The Wife has already written of our stay-at-home vacation with its trip to the dump and a couple of treasures she brought home. She left it to me, however, to share this shelf of western culture, left together in one cardboard box for whatever fellows might come along and find it.
Granted, there was a lot more in the box--dated textbooks and such, not to mention the shelves and shelves of mass-market paperbacks which line the entire back wall of the dump's swap-shack, as if, their entertainment value drained, their sole function from this point forward was to provide insulation. But one can't love and cherish every piece of garbage one comes across, can one?
There is always the risk of coming home from the dump with more than we leave there, an occurrence which rather defeats the entire purpose of the voyage. We've scored bicycles, rocking chairs, windows and doors at the dump. We've put most of it to good use, but sometimes storage is a problem.
However, yesterday we discarded a broken koi-pond liner, a metal outdoor fireplace rusted to the thickness of newspaper, several pounds of rusty chicken wire, and a leaky chicken-watering can. This completed the yard cleanup that started off the vacation, and left the backyard looking the tidiest it has since we moved back here, almost a year ago. There was little chance of returning with a bigger haul than that.
We also threw out a 40-pound, 19" Sony Trinitron CRT monitor. This it pained me to part with, since this screen has loyally displayed the machinations of various PCs for the past decade, and despite its bulk it still boasted a generous resolution. It seemed we should have been able to make something of it, like building an old-school television cabinet for it and mounting it inside with a basic internet-connected media PC. But something had gone wrong with its insides, and it displayed its colors washed out, interrupted by a series of sharp diagonal lines. The dump charges $25 to take your old CRTs, but when we renewed our dump sticker they provided us two coupons to cover disposal "hazardous items," which seemed fair to me. So there it is, ready, for the municipality to bundle and pack and process and reap the bounty of its five-to-fifteen pounds of lead*. Here's hoping they don't up and ship it off to Africa or China.
So, having unloaded an entire station wagon, it didn't seem too bad to come home with this shelf. Let's see: Maugham, Melville, Tolstoi, Fielding, Cooper, Whittier, Trollope, an anthology of stories and another of poetry, discussions of Victorian Literature, and a song-book for The Wife and friends to crack open around the campfire.

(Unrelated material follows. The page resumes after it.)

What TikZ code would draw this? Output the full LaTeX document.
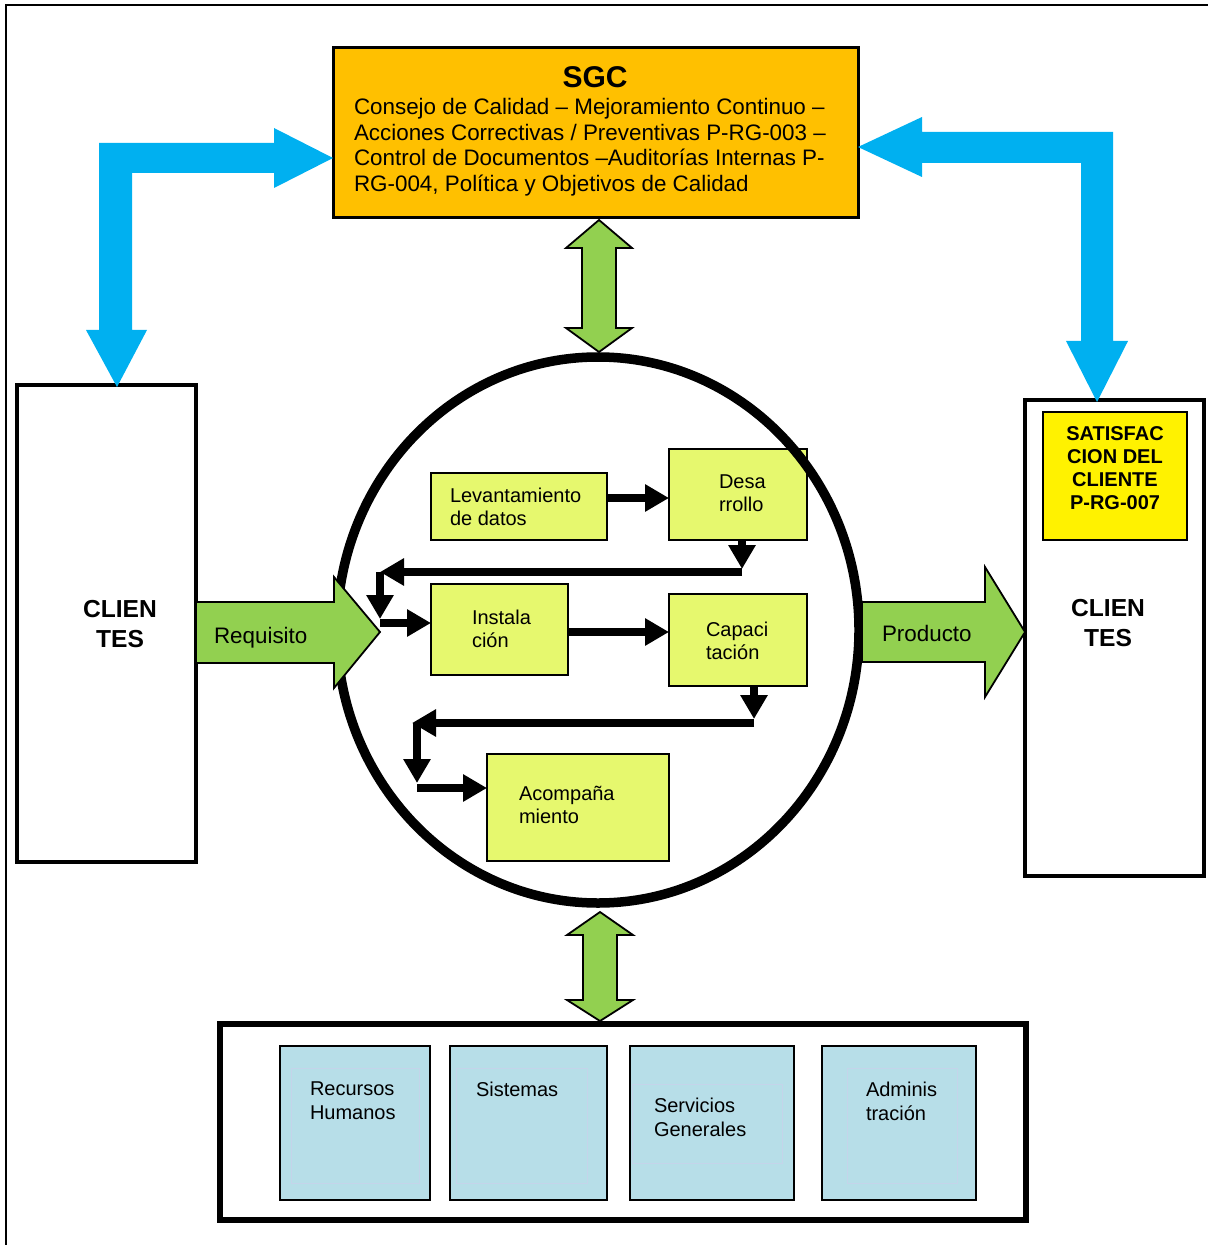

All stuff I'm actually bound to read, sooner or later.
Not too bad a reward for cleaning up the yard.
* Here's something I didn't know: one the reasons CRT Monitors and TVs contain so much lead in their glass is to shield their viewers from the radiation being streamed at their eyeballs. This is where I could get all snobby about how smart I've been not to watch TV over the years. But if you pointed out how many hours I've spent staring at computer screens and video games, you'd wipe that smarmy smile right off my face.